The exercise: Reproduce the full listing below unchanged, apart from the pictures.

Supplied data:
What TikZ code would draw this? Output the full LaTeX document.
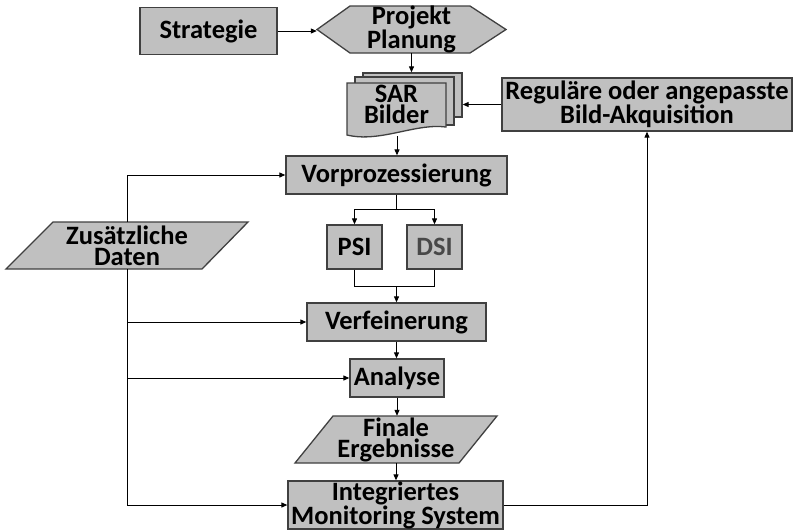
\documentclass[tikz,border=0pt]{standalone}
\usepackage{fontspec}
\setmainfont{Carlito}
\usetikzlibrary{arrows.meta}
\definecolor{boxfill}{RGB}{192,192,192}
\definecolor{boxline}{RGB}{64,64,64}
\definecolor{dsitext}{RGB}{72,72,72}
\begin{document}
\begin{tikzpicture}[x=1pt,y=-1pt,
  every node/.style={font=\fontsize{26.5}{21}\selectfont\bfseries, align=center, inner sep=0pt},
  stepbox/.style={draw=boxline, fill=boxfill, line width=1.3pt},
  link/.style={line width=1pt, -{Triangle[length=6pt,width=5pt]}},
  plain/.style={line width=1pt}]
\useasboundingbox (0,0) rectangle (794,531);

% planning stage
\node[stepbox, minimum width=137pt, minimum height=47pt] (strat) at (208.5,31) {Strategie};
\path[stepbox] (317,29.5) -- (350,6) -- (470,6) -- (506,29.5) -- (470,53) -- (350,53) -- cycle;
\node[minimum width=189pt, minimum height=47pt] (plan) at (411.5,29.5) {Projekt\\Planung};

% stacked SAR image documents
\node[stepbox, minimum width=99pt, minimum height=44pt] (sarback) at (412.5,95) {};
\node[stepbox, minimum width=99pt, minimum height=48pt] (sarmid) at (404.5,101) {};
\path[stepbox] (347,83) -- (446,83) -- (446,127)
  .. controls (415,123) and (380,143) .. (347,135) -- cycle;
\node (sar) at (396.5,104) {SAR\\Bilder};

\node[stepbox, minimum width=290pt, minimum height=53pt] (reg) at (647,104.5) {Reguläre oder angepasste\\Bild-Akquisition};

% processing chain
\node[stepbox, minimum width=221pt, minimum height=38pt] (vor) at (396.5,175) {Vorprozessierung};
\node[stepbox, minimum width=55pt, minimum height=44pt] (psi) at (354.5,247) {PSI};
\node[stepbox, minimum width=55pt, minimum height=44pt, text=dsitext] (dsi) at (434.5,247) {DSI};
\node[stepbox, minimum width=179pt, minimum height=38pt] (ver) at (396.5,322) {Verfeinerung};
\node[stepbox, minimum width=94pt, minimum height=38pt] (ana) at (397,378) {Analyse};

\path[stepbox] (333,416) -- (497,416) -- (459,463) -- (295,463) -- cycle;
\node[minimum width=202pt, minimum height=47pt] (fin) at (396,439.5) {Finale\\Ergebnisse};

\node[stepbox, minimum width=215pt, minimum height=48pt] (int) at (395.5,505) {Integriertes\\Monitoring System};

% additional data input
\path[stepbox] (53,222) -- (248,222) -- (202,269) -- (6,269) -- cycle;
\node[minimum width=242pt, minimum height=47pt] (zus) at (127,245.5) {Zusätzliche\\Daten};

% connectors
\draw[link] (strat.east) -- (strat.east -| plan.west);
\draw[link] (plan.south) -- (plan.south |- sarback.north);
\draw[link] (reg.west) -- (reg.west -| sarback.east);
\coordinate (sarfoot) at (397,136);
\draw[link] (sarfoot) -- (sarfoot |- vor.north);

\coordinate (split) at (396.5,209);
\draw[plain] (vor.south) -- (split);
\draw[link] (split) -| (psi.north);
\draw[link] (split) -| (dsi.north);
\coordinate (join) at (396.5,286);
\draw[plain] (psi.south) |- (join);
\draw[plain] (dsi.south) |- (join);
\draw[link] (join) -- (ver.north);

\draw[link] (ver.south) -- (ver.south |- ana.north);
\draw[link] (ana.south) -- (ana.south |- fin.north);
\draw[link] (fin.south) -- (fin.south |- int.north);
\draw[link] (int.east) -| (reg.south);

\draw[link] (zus.north) |- (vor.west);
\draw[link] (zus.south) |- (int.west);
\draw[link] (zus.south |- ver.west) -- (ver.west);
\draw[link] (zus.south |- ana.west) -- (ana.west);
\end{tikzpicture}
\end{document}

Result of the exercise:
What TikZ code would draw this? Output the full LaTeX document.
\documentclass[tikz,border=0pt]{standalone}
\usepackage{fontspec}
\setmainfont{Carlito}
\usetikzlibrary{arrows.meta}
\definecolor{boxfill}{RGB}{192,192,192}
\definecolor{boxline}{RGB}{64,64,64}
\definecolor{dsitext}{RGB}{72,72,72}
\begin{document}
\begin{tikzpicture}[x=1pt,y=-1pt,
  every node/.style={font=\fontsize{26.5}{21}\selectfont\bfseries, align=center, inner sep=0pt},
  stepbox/.style={draw=boxline, fill=boxfill, line width=1.3pt},
  link/.style={line width=1pt, -{Triangle[length=6pt,width=5pt]}},
  plain/.style={line width=1pt}]
\useasboundingbox (0,0) rectangle (794,531);

% planning stage
\node[stepbox, minimum width=137pt, minimum height=47pt] (strat) at (208.5,31) {Strategie};
\path[stepbox] (317,29.5) -- (350,6) -- (470,6) -- (506,29.5) -- (470,53) -- (350,53) -- cycle;
\node[minimum width=189pt, minimum height=47pt] (plan) at (411.5,29.5) {Projekt\\Planung};

% stacked SAR image documents
\node[stepbox, minimum width=99pt, minimum height=44pt] (sarback) at (412.5,95) {};
\node[stepbox, minimum width=99pt, minimum height=48pt] (sarmid) at (404.5,101) {};
\path[stepbox] (347,83) -- (446,83) -- (446,127)
  .. controls (415,123) and (380,143) .. (347,135) -- cycle;
\node (sar) at (396.5,104) {SAR\\Bilder};

\node[stepbox, minimum width=290pt, minimum height=53pt] (reg) at (647,104.5) {Reguläre oder angepasste\\Bild-Akquisition};

% processing chain
\node[stepbox, minimum width=221pt, minimum height=38pt] (vor) at (396.5,175) {Vorprozessierung};
\node[stepbox, minimum width=55pt, minimum height=44pt] (psi) at (354.5,247) {PSI};
\node[stepbox, minimum width=55pt, minimum height=44pt, text=dsitext] (dsi) at (434.5,247) {DSI};
\node[stepbox, minimum width=179pt, minimum height=38pt] (ver) at (396.5,322) {Verfeinerung};
\node[stepbox, minimum width=94pt, minimum height=38pt] (ana) at (397,378) {Analyse};

\path[stepbox] (333,416) -- (497,416) -- (459,463) -- (295,463) -- cycle;
\node[minimum width=202pt, minimum height=47pt] (fin) at (396,439.5) {Finale\\Ergebnisse};

\node[stepbox, minimum width=215pt, minimum height=48pt] (int) at (395.5,505) {Integriertes\\Monitoring System};

% additional data input
\path[stepbox] (53,222) -- (248,222) -- (202,269) -- (6,269) -- cycle;
\node[minimum width=242pt, minimum height=47pt] (zus) at (127,245.5) {Zusätzliche\\Daten};

% connectors
\draw[link] (strat.east) -- (strat.east -| plan.west);
\draw[link] (plan.south) -- (plan.south |- sarback.north);
\draw[link] (reg.west) -- (reg.west -| sarback.east);
\coordinate (sarfoot) at (397,136);
\draw[link] (sarfoot) -- (sarfoot |- vor.north);

\coordinate (split) at (396.5,209);
\draw[plain] (vor.south) -- (split);
\draw[link] (split) -| (psi.north);
\draw[link] (split) -| (dsi.north);
\coordinate (join) at (396.5,286);
\draw[plain] (psi.south) |- (join);
\draw[plain] (dsi.south) |- (join);
\draw[link] (join) -- (ver.north);

\draw[link] (ver.south) -- (ver.south |- ana.north);
\draw[link] (ana.south) -- (ana.south |- fin.north);
\draw[link] (fin.south) -- (fin.south |- int.north);
\draw[link] (int.east) -| (reg.south);

\draw[link] (zus.north) |- (vor.west);
\draw[link] (zus.south) |- (int.west);
\draw[link] (zus.south |- ver.west) -- (ver.west);
\draw[link] (zus.south |- ana.west) -- (ana.west);
\end{tikzpicture}
\end{document}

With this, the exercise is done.